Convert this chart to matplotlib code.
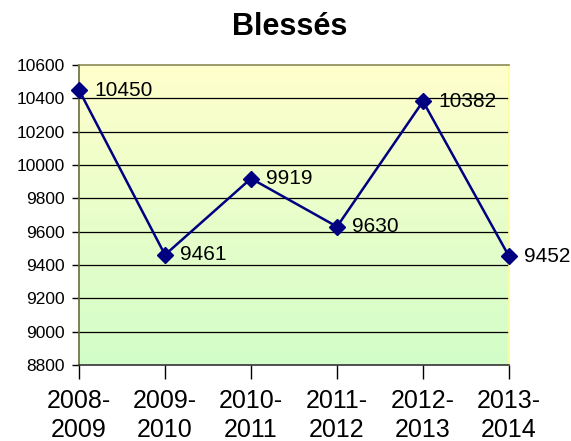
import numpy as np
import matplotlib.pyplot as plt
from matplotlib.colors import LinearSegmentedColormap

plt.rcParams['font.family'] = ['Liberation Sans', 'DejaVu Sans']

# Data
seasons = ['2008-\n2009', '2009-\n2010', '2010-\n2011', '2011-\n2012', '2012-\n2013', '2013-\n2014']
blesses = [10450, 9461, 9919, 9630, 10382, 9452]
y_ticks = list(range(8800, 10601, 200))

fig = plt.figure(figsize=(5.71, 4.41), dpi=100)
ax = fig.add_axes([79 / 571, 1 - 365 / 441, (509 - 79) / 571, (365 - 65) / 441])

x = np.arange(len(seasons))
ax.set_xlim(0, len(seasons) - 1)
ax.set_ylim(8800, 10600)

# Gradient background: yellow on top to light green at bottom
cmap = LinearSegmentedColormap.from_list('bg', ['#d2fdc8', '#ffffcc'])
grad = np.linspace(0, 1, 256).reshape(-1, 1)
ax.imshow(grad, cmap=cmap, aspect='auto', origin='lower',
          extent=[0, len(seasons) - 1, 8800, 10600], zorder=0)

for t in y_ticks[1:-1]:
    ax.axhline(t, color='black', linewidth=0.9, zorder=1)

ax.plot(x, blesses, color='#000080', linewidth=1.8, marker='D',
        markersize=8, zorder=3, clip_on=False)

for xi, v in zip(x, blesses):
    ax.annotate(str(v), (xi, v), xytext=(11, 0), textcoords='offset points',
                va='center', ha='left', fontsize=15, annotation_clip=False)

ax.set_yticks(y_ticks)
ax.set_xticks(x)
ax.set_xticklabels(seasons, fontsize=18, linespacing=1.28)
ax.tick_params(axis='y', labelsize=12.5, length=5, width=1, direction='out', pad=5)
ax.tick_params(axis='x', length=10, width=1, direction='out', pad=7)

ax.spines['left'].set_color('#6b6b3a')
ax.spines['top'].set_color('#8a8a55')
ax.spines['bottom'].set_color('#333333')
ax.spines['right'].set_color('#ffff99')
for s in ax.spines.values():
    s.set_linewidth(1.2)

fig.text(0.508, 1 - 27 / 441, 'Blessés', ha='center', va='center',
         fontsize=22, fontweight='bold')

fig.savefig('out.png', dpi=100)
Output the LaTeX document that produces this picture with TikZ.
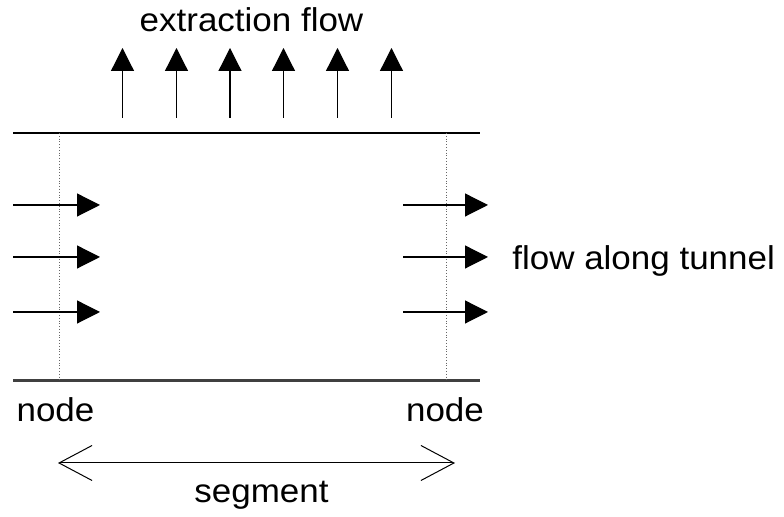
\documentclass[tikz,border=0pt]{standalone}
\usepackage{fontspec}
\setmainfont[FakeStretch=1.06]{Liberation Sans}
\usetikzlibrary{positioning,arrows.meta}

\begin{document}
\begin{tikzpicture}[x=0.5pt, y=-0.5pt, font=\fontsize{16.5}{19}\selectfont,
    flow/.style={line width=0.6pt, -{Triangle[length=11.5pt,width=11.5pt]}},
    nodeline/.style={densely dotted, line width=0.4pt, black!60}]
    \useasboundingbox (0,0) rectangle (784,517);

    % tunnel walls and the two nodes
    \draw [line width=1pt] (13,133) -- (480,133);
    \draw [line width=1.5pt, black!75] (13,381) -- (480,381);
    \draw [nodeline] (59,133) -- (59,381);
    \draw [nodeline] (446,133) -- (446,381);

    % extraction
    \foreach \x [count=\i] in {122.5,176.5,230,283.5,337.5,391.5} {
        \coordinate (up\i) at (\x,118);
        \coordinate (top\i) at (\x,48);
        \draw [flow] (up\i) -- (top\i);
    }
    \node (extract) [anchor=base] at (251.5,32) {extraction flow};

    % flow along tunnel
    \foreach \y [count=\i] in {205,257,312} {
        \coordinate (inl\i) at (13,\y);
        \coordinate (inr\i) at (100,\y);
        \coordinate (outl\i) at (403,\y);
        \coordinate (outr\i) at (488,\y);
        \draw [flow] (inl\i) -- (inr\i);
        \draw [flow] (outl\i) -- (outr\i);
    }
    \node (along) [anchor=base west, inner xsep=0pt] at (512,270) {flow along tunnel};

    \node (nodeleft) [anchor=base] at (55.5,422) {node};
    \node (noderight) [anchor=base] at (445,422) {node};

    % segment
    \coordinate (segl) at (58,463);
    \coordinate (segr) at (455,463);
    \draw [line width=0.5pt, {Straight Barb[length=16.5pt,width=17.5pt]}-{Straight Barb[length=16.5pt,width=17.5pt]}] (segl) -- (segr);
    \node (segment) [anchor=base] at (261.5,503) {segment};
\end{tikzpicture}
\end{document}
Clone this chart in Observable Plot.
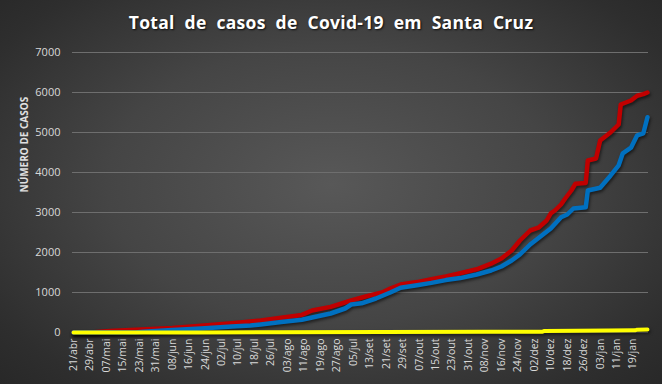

Stated task —
Select and copy each line from the data that includes the word "matplotlib".

Completed exercise —
Convert this chart to matplotlib code.
import matplotlib.pyplot as plt
from matplotlib.colors import LinearSegmentedColormap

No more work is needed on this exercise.